**TASK TO CARRY OUT**
Skip every image and restate the data word for word.

##########

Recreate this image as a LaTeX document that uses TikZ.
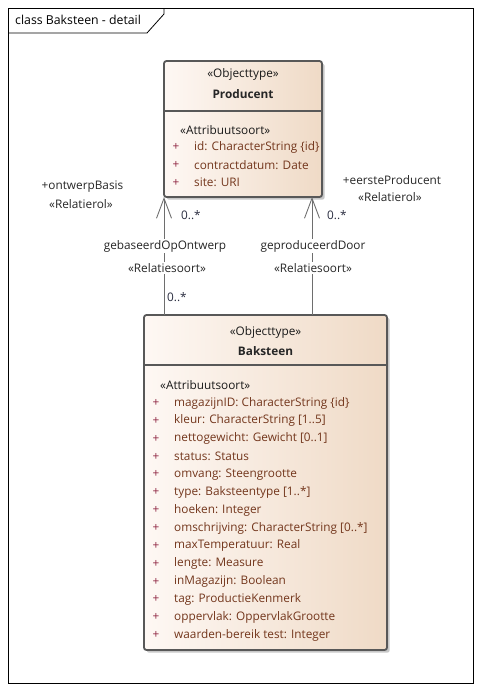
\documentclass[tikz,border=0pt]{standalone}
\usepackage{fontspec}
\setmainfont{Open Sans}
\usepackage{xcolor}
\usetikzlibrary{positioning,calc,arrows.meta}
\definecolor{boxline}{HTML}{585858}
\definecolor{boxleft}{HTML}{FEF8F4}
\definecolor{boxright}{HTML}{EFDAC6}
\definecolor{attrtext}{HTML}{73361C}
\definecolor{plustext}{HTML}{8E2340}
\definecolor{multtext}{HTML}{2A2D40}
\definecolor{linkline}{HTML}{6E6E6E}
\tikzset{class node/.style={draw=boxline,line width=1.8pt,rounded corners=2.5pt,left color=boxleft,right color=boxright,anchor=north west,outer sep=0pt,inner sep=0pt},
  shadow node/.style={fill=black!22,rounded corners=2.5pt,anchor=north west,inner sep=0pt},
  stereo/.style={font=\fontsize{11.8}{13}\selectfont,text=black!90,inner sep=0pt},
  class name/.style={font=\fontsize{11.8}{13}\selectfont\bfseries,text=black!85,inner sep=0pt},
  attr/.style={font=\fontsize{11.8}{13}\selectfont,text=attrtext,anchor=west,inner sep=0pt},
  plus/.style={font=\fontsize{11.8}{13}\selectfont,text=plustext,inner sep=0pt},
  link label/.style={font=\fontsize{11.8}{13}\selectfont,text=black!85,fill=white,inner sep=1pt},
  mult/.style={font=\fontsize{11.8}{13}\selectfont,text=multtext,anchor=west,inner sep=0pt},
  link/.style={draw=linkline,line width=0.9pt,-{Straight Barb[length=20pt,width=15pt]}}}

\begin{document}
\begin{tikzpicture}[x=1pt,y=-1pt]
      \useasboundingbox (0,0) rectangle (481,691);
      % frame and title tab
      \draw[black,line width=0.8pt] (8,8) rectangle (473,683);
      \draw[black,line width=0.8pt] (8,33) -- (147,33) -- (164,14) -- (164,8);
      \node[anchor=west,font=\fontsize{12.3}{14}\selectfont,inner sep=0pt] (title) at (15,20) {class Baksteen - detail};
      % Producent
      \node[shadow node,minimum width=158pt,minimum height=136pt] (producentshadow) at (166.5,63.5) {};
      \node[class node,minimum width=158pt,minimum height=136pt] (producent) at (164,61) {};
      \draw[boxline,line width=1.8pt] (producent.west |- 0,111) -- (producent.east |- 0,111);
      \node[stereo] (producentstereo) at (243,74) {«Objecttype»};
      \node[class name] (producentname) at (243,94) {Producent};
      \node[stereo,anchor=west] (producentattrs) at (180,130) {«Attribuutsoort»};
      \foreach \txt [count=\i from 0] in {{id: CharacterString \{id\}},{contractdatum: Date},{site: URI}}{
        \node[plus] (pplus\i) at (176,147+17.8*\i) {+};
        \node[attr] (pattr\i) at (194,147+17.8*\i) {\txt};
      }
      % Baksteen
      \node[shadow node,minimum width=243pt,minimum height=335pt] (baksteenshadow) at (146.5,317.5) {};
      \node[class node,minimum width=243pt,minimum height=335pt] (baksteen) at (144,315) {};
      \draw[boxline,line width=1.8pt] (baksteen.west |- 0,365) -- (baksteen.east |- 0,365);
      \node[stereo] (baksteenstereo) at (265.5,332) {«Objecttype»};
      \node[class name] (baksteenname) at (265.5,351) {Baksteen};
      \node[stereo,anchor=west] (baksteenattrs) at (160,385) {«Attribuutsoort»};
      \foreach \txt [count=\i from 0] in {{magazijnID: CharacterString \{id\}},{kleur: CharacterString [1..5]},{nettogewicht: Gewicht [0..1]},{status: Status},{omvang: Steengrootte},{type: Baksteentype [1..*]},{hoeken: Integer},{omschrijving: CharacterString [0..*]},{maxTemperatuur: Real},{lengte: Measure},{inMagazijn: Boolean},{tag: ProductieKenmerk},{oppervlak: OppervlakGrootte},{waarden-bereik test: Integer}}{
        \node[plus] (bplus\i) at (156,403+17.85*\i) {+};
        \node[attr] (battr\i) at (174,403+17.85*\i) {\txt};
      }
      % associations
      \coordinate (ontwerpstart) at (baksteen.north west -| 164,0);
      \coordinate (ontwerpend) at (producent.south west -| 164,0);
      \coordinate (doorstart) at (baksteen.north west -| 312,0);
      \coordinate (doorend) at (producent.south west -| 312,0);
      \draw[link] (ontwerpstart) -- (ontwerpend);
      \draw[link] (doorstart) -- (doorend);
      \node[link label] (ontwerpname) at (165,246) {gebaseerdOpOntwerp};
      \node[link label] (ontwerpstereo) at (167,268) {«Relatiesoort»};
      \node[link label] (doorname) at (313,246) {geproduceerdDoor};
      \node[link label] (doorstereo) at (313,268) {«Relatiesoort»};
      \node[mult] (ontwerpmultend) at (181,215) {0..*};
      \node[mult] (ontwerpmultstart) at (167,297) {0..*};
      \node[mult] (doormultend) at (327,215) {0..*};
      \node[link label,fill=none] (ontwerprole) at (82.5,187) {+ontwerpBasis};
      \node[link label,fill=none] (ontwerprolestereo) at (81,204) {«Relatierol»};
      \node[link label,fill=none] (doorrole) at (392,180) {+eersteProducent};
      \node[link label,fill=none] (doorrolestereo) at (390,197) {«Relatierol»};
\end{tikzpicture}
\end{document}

##########

**COMPLETED EXERCISE**
Recreate this image as a LaTeX document that uses TikZ.
\documentclass[tikz,border=0pt]{standalone}
\usepackage{fontspec}
\setmainfont{Open Sans}
\usepackage{xcolor}
\usetikzlibrary{positioning,calc,arrows.meta}
\definecolor{boxline}{HTML}{585858}
\definecolor{boxleft}{HTML}{FEF8F4}
\definecolor{boxright}{HTML}{EFDAC6}
\definecolor{attrtext}{HTML}{73361C}
\definecolor{plustext}{HTML}{8E2340}
\definecolor{multtext}{HTML}{2A2D40}
\definecolor{linkline}{HTML}{6E6E6E}
\tikzset{class node/.style={draw=boxline,line width=1.8pt,rounded corners=2.5pt,left color=boxleft,right color=boxright,anchor=north west,outer sep=0pt,inner sep=0pt},
  shadow node/.style={fill=black!22,rounded corners=2.5pt,anchor=north west,inner sep=0pt},
  stereo/.style={font=\fontsize{11.8}{13}\selectfont,text=black!90,inner sep=0pt},
  class name/.style={font=\fontsize{11.8}{13}\selectfont\bfseries,text=black!85,inner sep=0pt},
  attr/.style={font=\fontsize{11.8}{13}\selectfont,text=attrtext,anchor=west,inner sep=0pt},
  plus/.style={font=\fontsize{11.8}{13}\selectfont,text=plustext,inner sep=0pt},
  link label/.style={font=\fontsize{11.8}{13}\selectfont,text=black!85,fill=white,inner sep=1pt},
  mult/.style={font=\fontsize{11.8}{13}\selectfont,text=multtext,anchor=west,inner sep=0pt},
  link/.style={draw=linkline,line width=0.9pt,-{Straight Barb[length=20pt,width=15pt]}}}

\begin{document}
\begin{tikzpicture}[x=1pt,y=-1pt]
      \useasboundingbox (0,0) rectangle (481,691);
      % frame and title tab
      \draw[black,line width=0.8pt] (8,8) rectangle (473,683);
      \draw[black,line width=0.8pt] (8,33) -- (147,33) -- (164,14) -- (164,8);
      \node[anchor=west,font=\fontsize{12.3}{14}\selectfont,inner sep=0pt] (title) at (15,20) {class Baksteen - detail};
      % Producent
      \node[shadow node,minimum width=158pt,minimum height=136pt] (producentshadow) at (166.5,63.5) {};
      \node[class node,minimum width=158pt,minimum height=136pt] (producent) at (164,61) {};
      \draw[boxline,line width=1.8pt] (producent.west |- 0,111) -- (producent.east |- 0,111);
      \node[stereo] (producentstereo) at (243,74) {«Objecttype»};
      \node[class name] (producentname) at (243,94) {Producent};
      \node[stereo,anchor=west] (producentattrs) at (180,130) {«Attribuutsoort»};
      \foreach \txt [count=\i from 0] in {{id: CharacterString \{id\}},{contractdatum: Date},{site: URI}}{
        \node[plus] (pplus\i) at (176,147+17.8*\i) {+};
        \node[attr] (pattr\i) at (194,147+17.8*\i) {\txt};
      }
      % Baksteen
      \node[shadow node,minimum width=243pt,minimum height=335pt] (baksteenshadow) at (146.5,317.5) {};
      \node[class node,minimum width=243pt,minimum height=335pt] (baksteen) at (144,315) {};
      \draw[boxline,line width=1.8pt] (baksteen.west |- 0,365) -- (baksteen.east |- 0,365);
      \node[stereo] (baksteenstereo) at (265.5,332) {«Objecttype»};
      \node[class name] (baksteenname) at (265.5,351) {Baksteen};
      \node[stereo,anchor=west] (baksteenattrs) at (160,385) {«Attribuutsoort»};
      \foreach \txt [count=\i from 0] in {{magazijnID: CharacterString \{id\}},{kleur: CharacterString [1..5]},{nettogewicht: Gewicht [0..1]},{status: Status},{omvang: Steengrootte},{type: Baksteentype [1..*]},{hoeken: Integer},{omschrijving: CharacterString [0..*]},{maxTemperatuur: Real},{lengte: Measure},{inMagazijn: Boolean},{tag: ProductieKenmerk},{oppervlak: OppervlakGrootte},{waarden-bereik test: Integer}}{
        \node[plus] (bplus\i) at (156,403+17.85*\i) {+};
        \node[attr] (battr\i) at (174,403+17.85*\i) {\txt};
      }
      % associations
      \coordinate (ontwerpstart) at (baksteen.north west -| 164,0);
      \coordinate (ontwerpend) at (producent.south west -| 164,0);
      \coordinate (doorstart) at (baksteen.north west -| 312,0);
      \coordinate (doorend) at (producent.south west -| 312,0);
      \draw[link] (ontwerpstart) -- (ontwerpend);
      \draw[link] (doorstart) -- (doorend);
      \node[link label] (ontwerpname) at (165,246) {gebaseerdOpOntwerp};
      \node[link label] (ontwerpstereo) at (167,268) {«Relatiesoort»};
      \node[link label] (doorname) at (313,246) {geproduceerdDoor};
      \node[link label] (doorstereo) at (313,268) {«Relatiesoort»};
      \node[mult] (ontwerpmultend) at (181,215) {0..*};
      \node[mult] (ontwerpmultstart) at (167,297) {0..*};
      \node[mult] (doormultend) at (327,215) {0..*};
      \node[link label,fill=none] (ontwerprole) at (82.5,187) {+ontwerpBasis};
      \node[link label,fill=none] (ontwerprolestereo) at (81,204) {«Relatierol»};
      \node[link label,fill=none] (doorrole) at (392,180) {+eersteProducent};
      \node[link label,fill=none] (doorrolestereo) at (390,197) {«Relatierol»};
\end{tikzpicture}
\end{document}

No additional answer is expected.